Die Masse an Mentalität, die einem Gegner – insbesondere im Preußenstadion – derzeit förmlich entgegensprudelt, ist beeindruckend. Die Stehauf-Männer aus der Domstadt kamen gegen Essen wie entfesselt aus der Pause, glänzten zunächst mit gewohnter Fahrlässigkeit und versiebten wie in so vielen Partien dieser Saison erst noch zwei, drei Hochkaräter. Doch jener Mann der Stunde, der noch gegen Bielefeld das Siegtor ins Netz gehämmert hatte – Joel Grodowski – fehlte ja erkrankt. Auch das kompensierte der SCP, holte einen Gerrit Wegkamp aus der eisernen Reserve. Dass dieser wohl auch ein bisschen Frust über wenige Einsatzzeiten, über latente Kritik von den Rängen an vermeintlich hüftsteifen Auftritten in das Siegtor zum 2:1-Endstand umwandelte: Es passt zu einem Verein, der jeglichen Widerständen derzeit mit herausfordernder Lust entgegenblickt.

Die obere Tabellenhälfte ist der durchaus verdiente Lohn von Wochen, in denen Urgesteine wie Maximilian Schulze Niehues und Simon Scherder ihren Status als Leitfiguren zementieren, selbst wenn sie mal Fehler machen. In denen sich Neuzugänge wie Benjamin Böckle, Luca Bazzoli und Daniel Kyerewaa Stück für Stück weiterentwickeln – und dabei immer noch wunderbar unperfekt wirken. Keiner sticht dauerhaft heraus und ebenso klagt keiner laut, wenn es mal nicht läuft. Die aktuelle Mini-Flaute von Torjäger Malik Batmaz fällt etwa kaum ins Gewicht, weil andere einspringen. Die Verletzung von Kapitän Thomas Kok, Folge eines Verkehrsunfalls, ist ebenso kompensiert worden wie die eines weiteren heimlichen Top-Transfers, der aktuell am Innenband verletzte Defensiv-Allrounder Sebastian Mrowca. Über allem stehen Hildmann und Sportchef Peter Niemeyer, der nun in höchst entspannter Atmosphäre am Kader der Zukunft basteln darf. Er kann schon jetzt mit ziemlich guter Profifußball-Perspektive für 2024/25 an Neuzugänge herantreten – im Januar ist das alles, aber kein strategischer Nachteil.

Bester Zuschauerschnitt seit mehr als 30 Jahren möglich

Längst geht der Blick der Preußen ja für einige Jahre voraus. Noch in diesem Jahr soll der ersehnte Stadionumbau richtig Form annehmen, 2027 dann abgeschlossen werden.

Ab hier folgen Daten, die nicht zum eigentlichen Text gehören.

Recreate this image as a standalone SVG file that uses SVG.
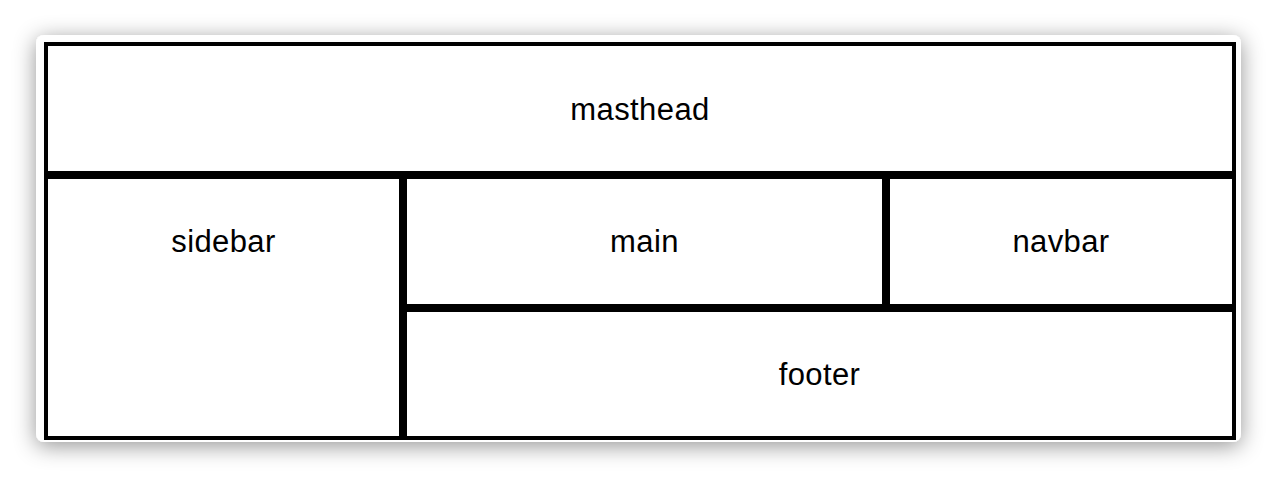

Diese Zeit zu überbrücken, die Fans bei der Stange zu halten – zweifellos eine Herausforderung, für die der SCP aber derzeit die bestmögliche Grundlage schafft. Nie war die Stimmung im Stadion so gut wie derzeit, nie präsentierte sich der Klub vom obersten Gremium bis zum jüngsten Fan so geeint. Ziemlich genau 10.000 Zuschauer begrüßt der Sportclub aktuell pro Spiel, ein Schnitt, der seit mehr als 30 Jahren nicht erreicht worden ist. Und warum sollte sich daran gegen die kommenden Gäste Sandhausen, Duisburg und Halle etwas ändern? Die Leute kommen nicht, wie oftmals früher, wegen der Gegner. Sie kommen wegen "ihrer" Preußen und einer Mannschaft, die Lust auf mehr macht.

Eine Gelassenheit und eine Grundsouveränität sind in den Verein eingekehrt, die schon bei heimlichen Vorreitern wie Holstein Kiel oder Darmstadt 98 ein substanzieller Baustein für ungeplanten Erfolg war. Das Einzige, was bei Preußen Münster kurzfristig fehlt und zeitnah "nachgeholt" werden sollte, ist die Vertragsverlängerung mit Trainer Sascha Hildmann. Und dann darf spannend darauf geschaut werden, was der Sportclub aus dieser aufsehenerregenden, seit dem damaligen Drittliga-Abstieg im Jahr 2020 geduldig aufgebauten Grundlage noch zaubern wird.